INSTRUCTIONS FOR THE TASK
Copy out each line exactly; pictures stay out of the copy.

STORED DATA
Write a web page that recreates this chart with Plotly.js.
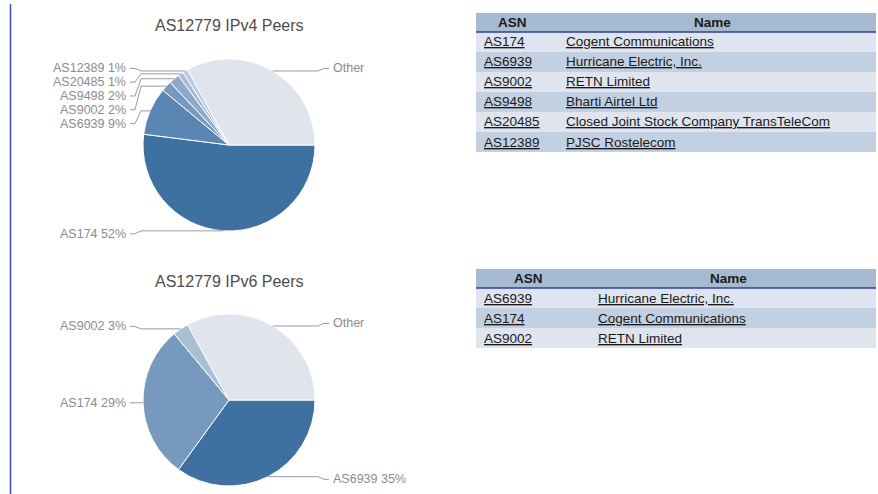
<!DOCTYPE html>
<html>
<head>
<meta charset="utf-8">
<script src="https://cdn.plot.ly/plotly-3.0.1.min.js"></script>
<style>
  body { margin: 0; background: #fff; }
  #chartHanger { width: 878px; height: 494px; }
</style>
</head>
<body>
<div id="chartHanger"></div>
<script>
// ---- data ----
const v4Labels = ["AS174", "AS6939", "AS9002", "AS9498", "AS20485", "AS12389", "Other"];
const v4Share = [52, 9, 2, 2, 1, 1, 33];
const v4Asn = ["AS174", "AS6939", "AS9002", "AS9498", "AS20485", "AS12389"];
const v4Names = [
  "Cogent Communications",
  "Hurricane Electric, Inc.",
  "RETN Limited",
  "Bharti Airtel Ltd",
  "Closed Joint Stock Company TransTeleCom",
  "PJSC Rostelecom",
];

const v6Labels = ["AS6939", "AS174", "AS9002", "Other"];
const v6Share = [35, 29, 3, 33];
const v6Asn = ["AS6939", "AS174", "AS9002"];
const v6Names = ["Hurricane Electric, Inc.", "Cogent Communications", "RETN Limited"];

const tableHeaders = ["ASN", "Name"];

// ---- styles ----
const v4Colors = ["#3f71a0", "#5a86b4", "#7799c0", "#8eaacb", "#a6bbd6", "#bccbdf", "#dfe4ed"];
const v6Colors = ["#3f71a0", "#7899be", "#a9bfd4", "#dfe4ed"];
const FONT = "Liberation Sans, Arial, Helvetica, sans-serif";
const W = 878, H = 494;
const fx = (x) => x / W;
const fy = (y) => 1 - y / H;

// pie geometry (pixels)
const R = 86;
const PIE_X = 229;
const V4_CY = 145;
const V6_CY = 400;

const annotations = [];
const shapes = [];

const pieTrace = (labels, share, colors, cy) => ({
  type: "pie",
  labels: labels,
  values: share,
  sort: false,
  direction: "clockwise",
  rotation: 90,
  textinfo: "none",
  hoverinfo: "none",
  showlegend: false,
  marker: { colors: colors, line: { color: "#ffffff", width: 1 } },
  domain: {
    x: [fx(PIE_X - R), fx(PIE_X + R)],
    y: [fy(cy + R), fy(cy - R)],
  },
});

// google-style outside labels with leader lines
const addPieLabels = (labels, share, cy, title) => {
  annotations.push({
    xref: "paper", yref: "paper",
    x: fx(PIE_X), y: fy(cy - R - 33),
    xanchor: "center", yanchor: "middle",
    text: title, showarrow: false,
    font: { family: FONT, size: 16, color: "#4d4d4d" },
  });
  const total = share.reduce((a, b) => a + b, 0);
  let acc = 0;
  const left = [], right = [];
  share.forEach((v, i) => {
    const mid = (acc + v / 2) / total;
    acc += v;
    const ang = Math.PI / 2 + mid * 2 * Math.PI;
    const p = {
      x: PIE_X + R * Math.sin(ang),
      y: cy - R * Math.cos(ang),
      seed: cy - (R + 3) * Math.cos(ang),
      text: labels[i] === "Other" ? "Other" : labels[i] + " " + Math.round((v / total) * 100) + "%",
    };
    (p.x < PIE_X ? left : right).push(p);
  });
  [left, right].forEach((side, s) => {
    side.sort((a, b) => a.seed - b.seed);
    let prev = -Infinity;
    const sign = s === 0 ? -1 : 1;
    const lx = PIE_X + sign * (R + (s === 0 ? 15 : 16));
    side.forEach((p) => {
      p.ly = Math.max(p.seed, prev + 13.8);
      prev = p.ly;
      annotations.push({
        xref: "paper", yref: "paper",
        x: fx(lx), y: fy(p.ly),
        xanchor: s === 0 ? "right" : "left", yanchor: "middle",
        text: p.text, showarrow: false,
        font: { family: FONT, size: 12.5, color: "#8c8c8c" },
      });
      const pts = [
        [lx - sign * 2, p.ly],
        [lx - sign * 7, p.ly],
        [lx - sign * 13, p.y],
        [p.x, p.y],
      ];
      shapes.push({
        type: "path", xref: "paper", yref: "paper",
        path: pts.map((q, k) => (k ? "L" : "M") + fx(q[0]) + "," + fy(q[1])).join(" "),
        line: { color: "#9a9a9a", width: 1 },
      });
    });
  });
};

const link = (t) => '<span style="text-decoration:underline">' + t + "</span>";

// table drawn on its own hidden axes: x in table units, y in row units
const TABLE_W = 400;
const HEAD = 0.95;
const addTable = (n, asn, names, top, col1) => {
  const xa = "xaxis" + n, ya = "yaxis" + n;
  const bottom = top + 19 + 20 * asn.length;
  layout[xa] = {
    domain: [fx(476), fx(876)], range: [0, TABLE_W], visible: false,
    anchor: "y" + n, fixedrange: true,
  };
  layout[ya] = {
    domain: [fy(bottom), fy(top)], range: [asn.length, -HEAD], visible: false,
    anchor: "x" + n, fixedrange: true,
  };
  const yEdges = [-HEAD].concat(asn.map((_, i) => i), [asn.length]);
  const z = [[2, 2]].concat(asn.map((_, i) => [i % 2, i % 2]));
  dataToChart.push({
    type: "heatmap",
    xaxis: "x" + n, yaxis: "y" + n,
    x: [0, col1, TABLE_W],
    y: yEdges,
    z: z,
    zmin: 0, zmax: 2,
    colorscale: [[0, "#dfe4ee"], [0.5, "#c3d0e2"], [1, "#a6bbd2"]],
    showscale: false,
    hoverinfo: "skip",
  });
  // header labels, centred over the cell text
  [(col1 - 10) / 2, (col1 + TABLE_W - 10) / 2].forEach((cx, c) => {
    annotations.push({
      xref: "x" + n, yref: "y" + n, x: cx, y: -HEAD / 2,
      xanchor: "center", yanchor: "middle", showarrow: false,
      text: "<b>" + tableHeaders[c] + "</b>",
      font: { family: FONT, size: 13.5, color: "#1a1a1a" },
    });
  });
  // body cells
  asn.forEach((a, i) => {
    [[6, a], [col1 + 6, names[i]]].forEach(([x, t]) => {
      annotations.push({
        xref: "x" + n, yref: "y" + n, x: x, y: i + 0.5,
        xanchor: "left", yanchor: "middle", showarrow: false,
        text: link(t),
        font: { family: FONT, size: 13.5, color: "#1a1a1a" },
      });
    });
  });
  // dark rule under the header
  shapes.push({
    type: "line", xref: "x" + n, yref: "y" + n,
    x0: 0, x1: TABLE_W, y0: 0, y1: 0,
    line: { color: "#2f3f9e", width: 1.5 },
  });
};

const dataToChart = [
  pieTrace(v4Labels, v4Share, v4Colors, V4_CY),
  pieTrace(v6Labels, v6Share, v6Colors, V6_CY),
];

const layout = {
  width: W,
  height: H,
  margin: { l: 0, r: 0, t: 0, b: 0 },
  paper_bgcolor: "#ffffff",
  plot_bgcolor: "#ffffff",
  showlegend: false,
};

addPieLabels(v4Labels, v4Share, V4_CY, "AS12779 IPv4 Peers");
addPieLabels(v6Labels, v6Share, V6_CY, "AS12779 IPv6 Peers");
addTable(2, v4Asn, v4Names, 13, 82);
addTable(3, v6Asn, v6Names, 269, 114);

// page decoration: left rule
shapes.push({
  type: "line", xref: "paper", yref: "paper",
  x0: fx(10.5), x1: fx(10.5), y0: fy(4), y1: fy(494),
  line: { color: "#3a4fc6", width: 1.5 },
});

layout.annotations = annotations;
layout.shapes = shapes;

Plotly.newPlot(document.getElementById("chartHanger"), dataToChart, layout, {
  displayModeBar: false,
  staticPlot: true,
});
</script>
</body>
</html>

TASK ANSWER
Write a web page that recreates this chart with Plotly.js.
<!DOCTYPE html>
<html>
<head>
<meta charset="utf-8">
<script src="https://cdn.plot.ly/plotly-3.0.1.min.js"></script>
<style>
  body { margin: 0; background: #fff; }
  #chartHanger { width: 878px; height: 494px; }
</style>
</head>
<body>
<div id="chartHanger"></div>
<script>
// ---- data ----
const v4Labels = ["AS174", "AS6939", "AS9002", "AS9498", "AS20485", "AS12389", "Other"];
const v4Share = [52, 9, 2, 2, 1, 1, 33];
const v4Asn = ["AS174", "AS6939", "AS9002", "AS9498", "AS20485", "AS12389"];
const v4Names = [
  "Cogent Communications",
  "Hurricane Electric, Inc.",
  "RETN Limited",
  "Bharti Airtel Ltd",
  "Closed Joint Stock Company TransTeleCom",
  "PJSC Rostelecom",
];

const v6Labels = ["AS6939", "AS174", "AS9002", "Other"];
const v6Share = [35, 29, 3, 33];
const v6Asn = ["AS6939", "AS174", "AS9002"];
const v6Names = ["Hurricane Electric, Inc.", "Cogent Communications", "RETN Limited"];

const tableHeaders = ["ASN", "Name"];

// ---- styles ----
const v4Colors = ["#3f71a0", "#5a86b4", "#7799c0", "#8eaacb", "#a6bbd6", "#bccbdf", "#dfe4ed"];
const v6Colors = ["#3f71a0", "#7899be", "#a9bfd4", "#dfe4ed"];
const FONT = "Liberation Sans, Arial, Helvetica, sans-serif";
const W = 878, H = 494;
const fx = (x) => x / W;
const fy = (y) => 1 - y / H;

// pie geometry (pixels)
const R = 86;
const PIE_X = 229;
const V4_CY = 145;
const V6_CY = 400;

const annotations = [];
const shapes = [];

const pieTrace = (labels, share, colors, cy) => ({
  type: "pie",
  labels: labels,
  values: share,
  sort: false,
  direction: "clockwise",
  rotation: 90,
  textinfo: "none",
  hoverinfo: "none",
  showlegend: false,
  marker: { colors: colors, line: { color: "#ffffff", width: 1 } },
  domain: {
    x: [fx(PIE_X - R), fx(PIE_X + R)],
    y: [fy(cy + R), fy(cy - R)],
  },
});

// google-style outside labels with leader lines
const addPieLabels = (labels, share, cy, title) => {
  annotations.push({
    xref: "paper", yref: "paper",
    x: fx(PIE_X), y: fy(cy - R - 33),
    xanchor: "center", yanchor: "middle",
    text: title, showarrow: false,
    font: { family: FONT, size: 16, color: "#4d4d4d" },
  });
  const total = share.reduce((a, b) => a + b, 0);
  let acc = 0;
  const left = [], right = [];
  share.forEach((v, i) => {
    const mid = (acc + v / 2) / total;
    acc += v;
    const ang = Math.PI / 2 + mid * 2 * Math.PI;
    const p = {
      x: PIE_X + R * Math.sin(ang),
      y: cy - R * Math.cos(ang),
      seed: cy - (R + 3) * Math.cos(ang),
      text: labels[i] === "Other" ? "Other" : labels[i] + " " + Math.round((v / total) * 100) + "%",
    };
    (p.x < PIE_X ? left : right).push(p);
  });
  [left, right].forEach((side, s) => {
    side.sort((a, b) => a.seed - b.seed);
    let prev = -Infinity;
    const sign = s === 0 ? -1 : 1;
    const lx = PIE_X + sign * (R + (s === 0 ? 15 : 16));
    side.forEach((p) => {
      p.ly = Math.max(p.seed, prev + 13.8);
      prev = p.ly;
      annotations.push({
        xref: "paper", yref: "paper",
        x: fx(lx), y: fy(p.ly),
        xanchor: s === 0 ? "right" : "left", yanchor: "middle",
        text: p.text, showarrow: false,
        font: { family: FONT, size: 12.5, color: "#8c8c8c" },
      });
      const pts = [
        [lx - sign * 2, p.ly],
        [lx - sign * 7, p.ly],
        [lx - sign * 13, p.y],
        [p.x, p.y],
      ];
      shapes.push({
        type: "path", xref: "paper", yref: "paper",
        path: pts.map((q, k) => (k ? "L" : "M") + fx(q[0]) + "," + fy(q[1])).join(" "),
        line: { color: "#9a9a9a", width: 1 },
      });
    });
  });
};

const link = (t) => '<span style="text-decoration:underline">' + t + "</span>";

// table drawn on its own hidden axes: x in table units, y in row units
const TABLE_W = 400;
const HEAD = 0.95;
const addTable = (n, asn, names, top, col1) => {
  const xa = "xaxis" + n, ya = "yaxis" + n;
  const bottom = top + 19 + 20 * asn.length;
  layout[xa] = {
    domain: [fx(476), fx(876)], range: [0, TABLE_W], visible: false,
    anchor: "y" + n, fixedrange: true,
  };
  layout[ya] = {
    domain: [fy(bottom), fy(top)], range: [asn.length, -HEAD], visible: false,
    anchor: "x" + n, fixedrange: true,
  };
  const yEdges = [-HEAD].concat(asn.map((_, i) => i), [asn.length]);
  const z = [[2, 2]].concat(asn.map((_, i) => [i % 2, i % 2]));
  dataToChart.push({
    type: "heatmap",
    xaxis: "x" + n, yaxis: "y" + n,
    x: [0, col1, TABLE_W],
    y: yEdges,
    z: z,
    zmin: 0, zmax: 2,
    colorscale: [[0, "#dfe4ee"], [0.5, "#c3d0e2"], [1, "#a6bbd2"]],
    showscale: false,
    hoverinfo: "skip",
  });
  // header labels, centred over the cell text
  [(col1 - 10) / 2, (col1 + TABLE_W - 10) / 2].forEach((cx, c) => {
    annotations.push({
      xref: "x" + n, yref: "y" + n, x: cx, y: -HEAD / 2,
      xanchor: "center", yanchor: "middle", showarrow: false,
      text: "<b>" + tableHeaders[c] + "</b>",
      font: { family: FONT, size: 13.5, color: "#1a1a1a" },
    });
  });
  // body cells
  asn.forEach((a, i) => {
    [[6, a], [col1 + 6, names[i]]].forEach(([x, t]) => {
      annotations.push({
        xref: "x" + n, yref: "y" + n, x: x, y: i + 0.5,
        xanchor: "left", yanchor: "middle", showarrow: false,
        text: link(t),
        font: { family: FONT, size: 13.5, color: "#1a1a1a" },
      });
    });
  });
  // dark rule under the header
  shapes.push({
    type: "line", xref: "x" + n, yref: "y" + n,
    x0: 0, x1: TABLE_W, y0: 0, y1: 0,
    line: { color: "#2f3f9e", width: 1.5 },
  });
};

const dataToChart = [
  pieTrace(v4Labels, v4Share, v4Colors, V4_CY),
  pieTrace(v6Labels, v6Share, v6Colors, V6_CY),
];

const layout = {
  width: W,
  height: H,
  margin: { l: 0, r: 0, t: 0, b: 0 },
  paper_bgcolor: "#ffffff",
  plot_bgcolor: "#ffffff",
  showlegend: false,
};

addPieLabels(v4Labels, v4Share, V4_CY, "AS12779 IPv4 Peers");
addPieLabels(v6Labels, v6Share, V6_CY, "AS12779 IPv6 Peers");
addTable(2, v4Asn, v4Names, 13, 82);
addTable(3, v6Asn, v6Names, 269, 114);

// page decoration: left rule
shapes.push({
  type: "line", xref: "paper", yref: "paper",
  x0: fx(10.5), x1: fx(10.5), y0: fy(4), y1: fy(494),
  line: { color: "#3a4fc6", width: 1.5 },
});

layout.annotations = annotations;
layout.shapes = shapes;

Plotly.newPlot(document.getElementById("chartHanger"), dataToChart, layout, {
  displayModeBar: false,
  staticPlot: true,
});
</script>
</body>
</html>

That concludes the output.